Related Read: BIM based Quantity Takeoff – A Review
Winning More Bids:
It is always good to do a rigorous homework on your cost estimates, especially when it comes to materials before you bid for any project. To make the bid fall in your plate, you need to make sure that you research thoroughly on the cost estimates and how you can reduce them because that alone can give you an upper hand amongst your competitors. As trivial as it may seem, but the constancy of a subcontractor & his team in getting accurate take-off quantities that help them score the jobs can say a lot about the team’s efficiency at their job.
Hence, getting accurate quantity take-offs might seem like a tiresome job at first, but if you look at it the right way, it can become your formula to win more and more bids.
Effective Time Management:
While manual take-offs can be extremely time-consuming, depending on the complexity of the project, take-offs calculated digitally automate many of the more complicated aspects of the construction take-off process.

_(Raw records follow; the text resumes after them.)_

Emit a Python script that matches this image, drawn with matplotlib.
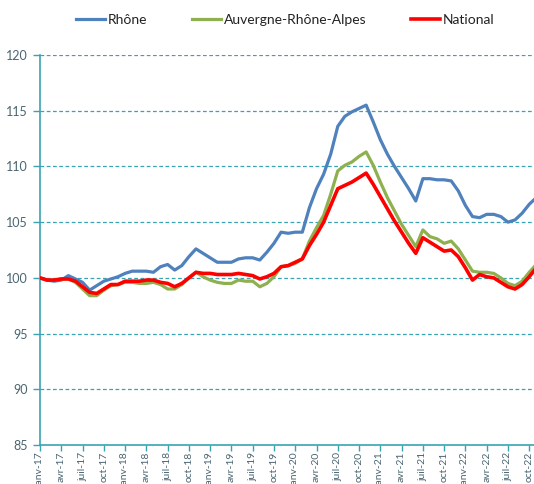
import matplotlib
matplotlib.use("Agg")
import matplotlib.pyplot as plt

plt.rcParams["font.family"] = ["Lato", "DejaVu Sans"]

# Indices mensuels, base 100 = janvier 2017 (janv-17 .. nov-22)
RHONE = [100.0, 99.8, 99.7, 99.8, 100.2, 99.9, 99.6, 98.9, 99.3, 99.7,
         99.9, 100.1, 100.4, 100.6, 100.6, 100.6, 100.5, 101.0, 101.2, 100.7,
         101.1, 101.9, 102.6, 102.2, 101.8, 101.4, 101.4, 101.4, 101.7, 101.8,
         101.8, 101.6, 102.3, 103.1, 104.1, 104.0, 104.1, 104.1, 106.3, 108.0,
         109.3, 111.1, 113.6, 114.5, 114.9, 115.2, 115.5, 114.0, 112.4, 111.1,
         110.0, 109.0, 108.0, 106.9, 108.9, 108.9, 108.8, 108.8, 108.7, 107.8,
         106.5, 105.5, 105.4, 105.7, 105.7, 105.5, 105.0, 105.2, 105.8, 106.6,
         107.2]
ARA = [100.0, 99.8, 99.8, 99.9, 99.9, 99.6, 99.0, 98.4, 98.4, 98.9,
       99.3, 99.4, 99.6, 99.6, 99.5, 99.5, 99.6, 99.4, 99.0, 99.0,
       99.4, 100.0, 100.5, 100.1, 99.8, 99.6, 99.5, 99.5, 99.8, 99.7,
       99.7, 99.2, 99.5, 100.1, 101.0, 101.1, 101.3, 101.7, 103.3, 104.5,
       105.6, 107.5, 109.6, 110.1, 110.4, 110.9, 111.3, 110.1, 108.6, 107.2,
       106.0, 104.8, 103.8, 102.8, 104.3, 103.7, 103.5, 103.1, 103.3, 102.6,
       101.6, 100.6, 100.5, 100.5, 100.4, 100.0, 99.5, 99.3, 99.7, 100.5,
       101.2]
NATIONAL = [100.0, 99.8, 99.8, 99.9, 99.9, 99.7, 99.2, 98.7, 98.6, 99.0,
            99.4, 99.4, 99.7, 99.7, 99.7, 99.8, 99.8, 99.6, 99.5, 99.2,
            99.5, 100.0, 100.5, 100.4, 100.4, 100.3, 100.3, 100.3, 100.4, 100.3,
            100.2, 99.9, 100.1, 100.4, 101.0, 101.1, 101.4, 101.7, 102.9, 103.9,
            105.0, 106.5, 108.0, 108.3, 108.6, 109.0, 109.4, 108.4, 107.3, 106.2,
            105.1, 104.1, 103.1, 102.2, 103.6, 103.2, 102.8, 102.4, 102.5, 101.9,
            100.9, 99.8, 100.3, 100.1, 100.0, 99.6, 99.2, 99.0, 99.4, 100.1,
            100.9]

MOIS = ["janv", "avr", "juil", "oct"]
ANNEES = ["17", "18", "19", "20", "21", "22"]
TICK_LABELS = [f"{m}-{a}" for a in ANNEES for m in MOIS]

TEAL = "#3AA3B3"
TXT = "#4a6570"

x = list(range(len(RHONE)))

fig = plt.figure(figsize=(5.34, 4.84), dpi=100)
ax = fig.add_axes([40 / 534, 1 - 445 / 484, 494 / 534, 390 / 484])

ax.plot(x, RHONE, color="#4F81BD", lw=2.3, label="Rhône", zorder=3)
ax.plot(x, ARA, color="#8EB04F", lw=2.3, label="Auvergne-Rhône-Alpes", zorder=4)
ax.plot(x, NATIONAL, color="#FF0000", lw=2.6, label="National", zorder=5)

ax.set_ylim(85, 120)
ax.set_xlim(0, 494 / 7.09)
ax.set_yticks(range(85, 121, 5))
ax.set_xticks(range(0, 3 * len(TICK_LABELS), 3))
ax.set_xticklabels(TICK_LABELS, rotation=90, fontsize=7.5, color=TXT)
ax.tick_params(axis="y", labelsize=9, labelcolor=TXT, color=TEAL, length=5, width=1)
ax.tick_params(axis="x", color=TEAL, length=4, width=1, pad=1)

for v in range(90, 121, 5):
    ax.axhline(v, color=TEAL, lw=0.9, ls=(0, (3, 2)), zorder=1)

for s in ["top", "right"]:
    ax.spines[s].set_visible(False)
for s in ["left", "bottom"]:
    ax.spines[s].set_color(TEAL)
    ax.spines[s].set_linewidth(1.2)

fig.legend(loc="center", bbox_to_anchor=(285 / 534, 1 - 20 / 484), ncol=3,
           frameon=False, fontsize=10, handlelength=2.1, handletextpad=0.2,
           columnspacing=3.2, labelcolor="#222222")

plt.savefig("out.png", dpi=100)
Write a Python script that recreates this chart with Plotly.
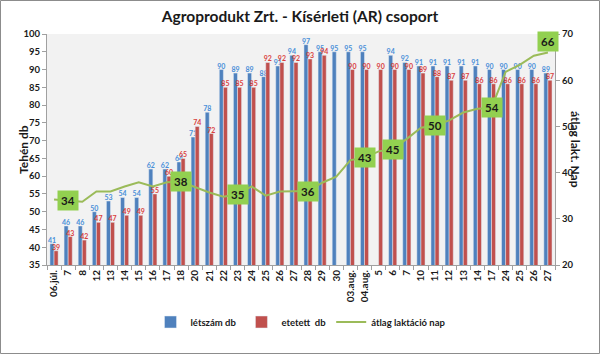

Estimates not only affect the financial outcome of a project but also influence the decisions made for budgeting and assist in clients’ decisions for contractor selection. A significant part of such decision making relies on the quantity take-offs. An accurately done take-off saves the time wasted on calculating mistakes and rectifications.
Related Read: Desirable Attributes of a Great Estimator
Conclusion:
The accuracy of a take-off can be assessed in different ways depending on the figure for comparison of the tender, its end product or the budgeted item. An estimate defines the degree to which a measurement or calculation deviates from its actual price. The level of accuracy of an estimate is influenced by factors which may be direct or indirect.
It is crucial to compare the estimate with other projects of a similar magnitude in order to set parameters of possible influences. To sum up, it can be concluded that estimating accuracy is an indication of the degree to which the final price outcome of a project may vary from the single point value used as the estimated cost of the project.